Long-Term Increase in Death Rates After Head Injury

Young adults have increased mortality more than a year after even mild injury

FRIDAY, March 11 (HealthDay News) -- Head injury is associated with increased susceptibility to death for at least 13 years after hospital admission, according to a study published online Jan. 31 in the Journal of Neurology, Neurosurgery & Psychiatry.

Tom M. McMillan, M.D., from the University of Glasgow in the United Kingdom, and colleagues reviewed data from a cohort of 767 patients who sustained head injuries. Patients were matched with two controls: one by age, gender, and social deprivation, and the other for duration of hospital stay not due to a head injury. Patients were followed up for 13 years.

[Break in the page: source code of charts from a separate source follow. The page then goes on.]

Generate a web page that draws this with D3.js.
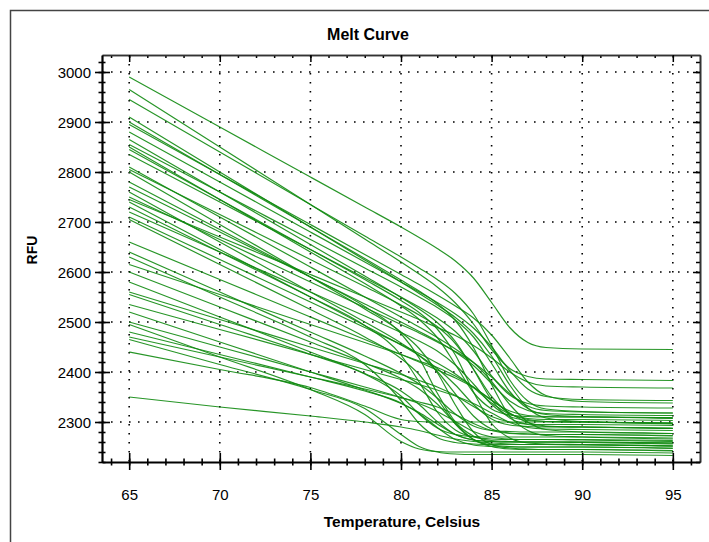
<!DOCTYPE html>
<html>
<head>
<meta charset="utf-8">
<script src="https://cdn.jsdelivr.net/npm/d3@7"></script>
<style>
  body { margin: 0; background: #fff; }
  text { font-family: "Liberation Sans", Arial, sans-serif; fill: #000; }
</style>
</head>
<body>
<div class="canvas"></div>
<script>
const temps = [65, 70, 75, 78, 80, 81, 82, 83, 84, 85, 86, 87, 88, 90, 95];

// RFU readings, one row per well
const wells = [
  [2990, 2890, 2790, 2730, 2690, 2669, 2647, 2622, 2588, 2539, 2489, 2459, 2449, 2446, 2445],
  [2965, 2850, 2735, 2666, 2620, 2596, 2570, 2538, 2496, 2445, 2407, 2391, 2386, 2385, 2383],
  [2945, 2840, 2735, 2672, 2630, 2608, 2585, 2557, 2516, 2453, 2384, 2342, 2326, 2321, 2318],
  [2910, 2800, 2690, 2624, 2580, 2557, 2534, 2509, 2477, 2432, 2374, 2328, 2308, 2301, 2298],
  [2900, 2795, 2690, 2627, 2584, 2562, 2537, 2503, 2449, 2375, 2312, 2283, 2273, 2270, 2266],
  [2895, 2795, 2695, 2635, 2595, 2575, 2554, 2532, 2508, 2474, 2428, 2380, 2353, 2341, 2338],
  [2880, 2780, 2680, 2620, 2580, 2560, 2539, 2516, 2488, 2450, 2403, 2366, 2351, 2345, 2343],
  [2865, 2760, 2655, 2592, 2549, 2526, 2499, 2461, 2405, 2344, 2308, 2295, 2291, 2290, 2287],
  [2855, 2760, 2665, 2608, 2570, 2550, 2529, 2504, 2470, 2417, 2361, 2327, 2315, 2311, 2309],
  [2850, 2745, 2640, 2577, 2532, 2505, 2469, 2415, 2359, 2326, 2314, 2311, 2310, 2310, 2307],
  [2845, 2745, 2645, 2585, 2543, 2519, 2486, 2434, 2360, 2297, 2268, 2258, 2256, 2255, 2252],
  [2835, 2740, 2645, 2588, 2550, 2530, 2508, 2481, 2442, 2392, 2354, 2337, 2332, 2330, 2328],
  [2810, 2710, 2610, 2550, 2510, 2490, 2469, 2446, 2419, 2381, 2335, 2300, 2285, 2280, 2277],
  [2805, 2715, 2625, 2571, 2534, 2514, 2491, 2457, 2406, 2351, 2317, 2305, 2301, 2300, 2297],
  [2800, 2695, 2590, 2526, 2480, 2447, 2399, 2334, 2280, 2255, 2248, 2246, 2245, 2245, 2242],
  [2780, 2685, 2590, 2531, 2477, 2428, 2358, 2300, 2272, 2263, 2261, 2260, 2260, 2259, 2256],
  [2770, 2680, 2590, 2536, 2500, 2481, 2462, 2440, 2413, 2377, 2342, 2323, 2317, 2315, 2313],
  [2760, 2660, 2560, 2500, 2458, 2433, 2401, 2356, 2312, 2286, 2278, 2276, 2275, 2275, 2272],
  [2750, 2665, 2580, 2529, 2495, 2478, 2460, 2441, 2419, 2390, 2357, 2332, 2323, 2320, 2318],
  [2745, 2670, 2595, 2550, 2520, 2505, 2489, 2473, 2453, 2428, 2400, 2380, 2372, 2370, 2368],
  [2740, 2645, 2550, 2493, 2454, 2433, 2407, 2374, 2335, 2306, 2294, 2291, 2290, 2290, 2287],
  [2730, 2640, 2550, 2493, 2434, 2380, 2320, 2284, 2270, 2266, 2265, 2265, 2265, 2264, 2261],
  [2720, 2640, 2560, 2512, 2479, 2462, 2442, 2414, 2376, 2335, 2311, 2303, 2301, 2300, 2296],
  [2710, 2625, 2540, 2489, 2455, 2437, 2418, 2396, 2369, 2338, 2316, 2307, 2305, 2305, 2303],
  [2705, 2615, 2525, 2470, 2427, 2395, 2347, 2296, 2265, 2254, 2251, 2250, 2250, 2250, 2247],
  [2660, 2585, 2510, 2465, 2435, 2420, 2404, 2388, 2369, 2344, 2318, 2299, 2292, 2290, 2288],
  [2640, 2560, 2480, 2432, 2397, 2376, 2348, 2316, 2292, 2283, 2281, 2280, 2280, 2280, 2277],
  [2630, 2550, 2470, 2415, 2343, 2297, 2269, 2259, 2256, 2255, 2255, 2255, 2255, 2255, 2252],
  [2615, 2555, 2495, 2459, 2435, 2422, 2409, 2392, 2370, 2343, 2322, 2313, 2311, 2310, 2308],
  [2600, 2530, 2460, 2418, 2387, 2366, 2336, 2297, 2265, 2251, 2246, 2245, 2245, 2245, 2243],
  [2580, 2510, 2440, 2397, 2362, 2335, 2301, 2275, 2264, 2261, 2260, 2260, 2260, 2260, 2258],
  [2560, 2505, 2450, 2417, 2395, 2383, 2370, 2353, 2331, 2311, 2300, 2296, 2295, 2295, 2293],
  [2555, 2495, 2435, 2396, 2352, 2316, 2288, 2275, 2271, 2270, 2270, 2270, 2270, 2270, 2268],
  [2535, 2485, 2435, 2405, 2385, 2375, 2364, 2352, 2337, 2318, 2299, 2289, 2286, 2285, 2283],
  [2520, 2460, 2400, 2364, 2337, 2319, 2296, 2275, 2264, 2261, 2260, 2260, 2260, 2260, 2258],
  [2500, 2450, 2400, 2370, 2349, 2337, 2321, 2301, 2281, 2270, 2266, 2265, 2265, 2265, 2263],
  [2495, 2430, 2365, 2315, 2261, 2246, 2241, 2240, 2240, 2240, 2240, 2240, 2240, 2240, 2238],
  [2480, 2435, 2390, 2362, 2338, 2317, 2289, 2265, 2254, 2251, 2250, 2250, 2250, 2250, 2248],
  [2470, 2430, 2390, 2366, 2349, 2340, 2330, 2315, 2297, 2283, 2277, 2276, 2275, 2275, 2273],
  [2465, 2415, 2365, 2327, 2275, 2251, 2240, 2236, 2235, 2235, 2235, 2235, 2235, 2235, 2233],
  [2440, 2405, 2369, 2332, 2305, 2301, 2300, 2300, 2300, 2300, 2300, 2300, 2300, 2300, 2298],
  [2350, 2330, 2312, 2300, 2290, 2283, 2274, 2266, 2261, 2258, 2256, 2255, 2255, 2254, 2252]
];

const xTicks = [65, 70, 75, 80, 85, 90, 95];
const xMinorTicks = d3.range(64, 97);
const yTicks = [2300, 2400, 2500, 2600, 2700, 2800, 2900, 3000];
const yMinorTicks = d3.range(2220, 3040, 20);

const width = 709, height = 542;
const plotLeft = 102, plotRight = 700, plotTop = 55, plotBottom = 462;

const svg = d3.select('.canvas')
  .append('svg')
    .attr('width', width)
    .attr('height', height);

// outer window frame
svg.append('path')
  .attr('d', 'M10.5,542V10.5H709')
  .attr('fill', 'none')
  .attr('stroke', '#444')
  .attr('stroke-width', 1.5);

const x = d3.scaleLinear().domain([63.5, 96.5]).range([plotLeft, plotRight]);
const y = d3.scaleLinear().domain([2220, 3034]).range([plotBottom, plotTop]);

// dotted grid
const grid = svg.append('g')
  .attr('stroke', '#000')
  .attr('stroke-width', 1.6)
  .attr('stroke-dasharray', '1.6,7.4');

grid.selectAll('.vgrid')
  .data(xTicks)
  .enter().append('line')
    .attr('x1', d => x(d)).attr('x2', d => x(d))
    .attr('y1', plotTop).attr('y2', plotBottom);

grid.selectAll('.hgrid')
  .data(yTicks)
  .enter().append('line')
    .attr('y1', d => y(d)).attr('y2', d => y(d))
    .attr('x1', plotLeft).attr('x2', plotRight);

// curves
const line = d3.line()
  .x((d, i) => x(temps[i]))
  .y(d => y(d))
  .curve(d3.curveMonotoneX);

svg.append('g')
  .selectAll('path')
  .data(wells)
  .enter().append('path')
    .attr('d', line)
    .attr('fill', 'none')
    .attr('stroke', '#0f8a0f')
    .attr('stroke-width', 1.2)
    .attr('stroke-opacity', 0.9);

// top and right frame with inward ticks
const topAxis = svg.append('g').attr('transform', `translate(0,${plotTop})`);
topAxis.call(d3.axisTop(x).tickValues(xMinorTicks).tickSizeInner(-3).tickSizeOuter(0).tickFormat(''));
topAxis.append('g').call(d3.axisTop(x).tickValues(xTicks).tickSizeInner(-7).tickSizeOuter(0).tickFormat(''));

const rightAxis = svg.append('g').attr('transform', `translate(${plotRight},0)`);
rightAxis.call(d3.axisRight(y).tickValues(yMinorTicks).tickSizeInner(-4).tickSizeOuter(0).tickFormat(''));
rightAxis.append('g').call(d3.axisRight(y).tickValues(yTicks).tickSizeInner(-7).tickSizeOuter(0).tickFormat(''));

[topAxis, rightAxis].forEach(g => {
  g.selectAll('path.domain').attr('stroke', '#333').attr('stroke-width', 1.6);
  g.selectAll('line').attr('stroke', '#000').attr('stroke-width', 1.5);
});

// bottom axis, ticks crossing the line
const xAxisGroup = svg.append('g').attr('transform', `translate(0,${plotBottom})`);
xAxisGroup.call(d3.axisBottom(x).tickValues(xMinorTicks).tickSizeOuter(0).tickFormat(''));
xAxisGroup.selectAll('.tick line').attr('y1', -3.5).attr('y2', 3.5);
const xMajor = xAxisGroup.append('g')
  .call(d3.axisBottom(x).tickValues(xTicks).tickSizeOuter(0).tickFormat(d3.format('d')));
xMajor.selectAll('.tick line').attr('y1', -9).attr('y2', 8);
xMajor.select('path.domain').remove();
xMajor.selectAll('.tick text')
  .attr('y', 38).attr('dy', 0)
  .style('font-size', '15px');

// left axis, ticks crossing the line
const yAxisGroup = svg.append('g').attr('transform', `translate(${plotLeft},0)`);
yAxisGroup.call(d3.axisLeft(y).tickValues(yMinorTicks).tickSizeOuter(0).tickFormat(''));
yAxisGroup.selectAll('.tick line').attr('x1', -3.5).attr('x2', 3.5);
const yMajor = yAxisGroup.append('g')
  .call(d3.axisLeft(y).tickValues(yTicks).tickSizeOuter(0).tickFormat(d3.format('d')));
yMajor.selectAll('.tick line').attr('x1', -7).attr('x2', 8);
yMajor.select('path.domain').remove();
yMajor.selectAll('.tick text')
  .attr('x', -11).attr('dy', '0.36em')
  .style('font-size', '15px');

[xAxisGroup, yAxisGroup].forEach(g => {
  g.selectAll('path.domain').attr('stroke', '#000').attr('stroke-width', 2.2);
  g.selectAll('line').attr('stroke', '#000').attr('stroke-width', 1.6);
});

// titles
svg.append('text')
  .attr('x', 368).attr('y', 40)
  .attr('text-anchor', 'middle')
  .style('font-size', '16px').style('font-weight', 'bold')
  .text('Melt Curve');

svg.append('text')
  .attr('x', 402).attr('y', 527)
  .attr('text-anchor', 'middle')
  .style('font-size', '15.5px').style('font-weight', 'bold')
  .text('Temperature, Celsius');

svg.append('text')
  .attr('transform', 'translate(37,250) rotate(-90)')
  .attr('text-anchor', 'middle')
  .style('font-size', '14px').style('font-weight', 'bold')
  .text('RFU');
</script>
</body>
</html>
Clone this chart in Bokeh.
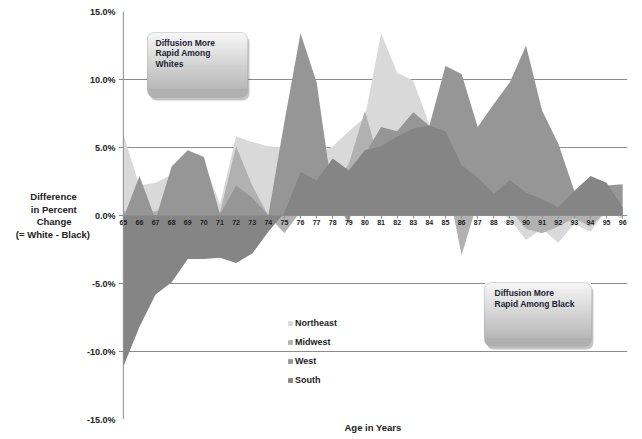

The investigators found that two-fifths of the patients who had sustained a head injury had died during the study period. The death rate among head injury patients was 30.99 per 1,000 per year, compared to 13.72 per 1,000 per year in the control group. More than a year after injury, the death rate in adults aged 15 to 54 was 17.36 per 1,000 per year in the head injury group compared to 2.36 per 1,000 per year in the control group. For older adults, the difference was less pronounced. Young adults who sustained mild head injuries also had an increased death rate of 14.82 per 1,000 per year compared to 2.21 in the control group. There was no link found between gender or social deprivation and death rates after a head injury.

"The elevated risk of mortality after mild head injury and in younger adults makes further study in this area a priority," the authors write.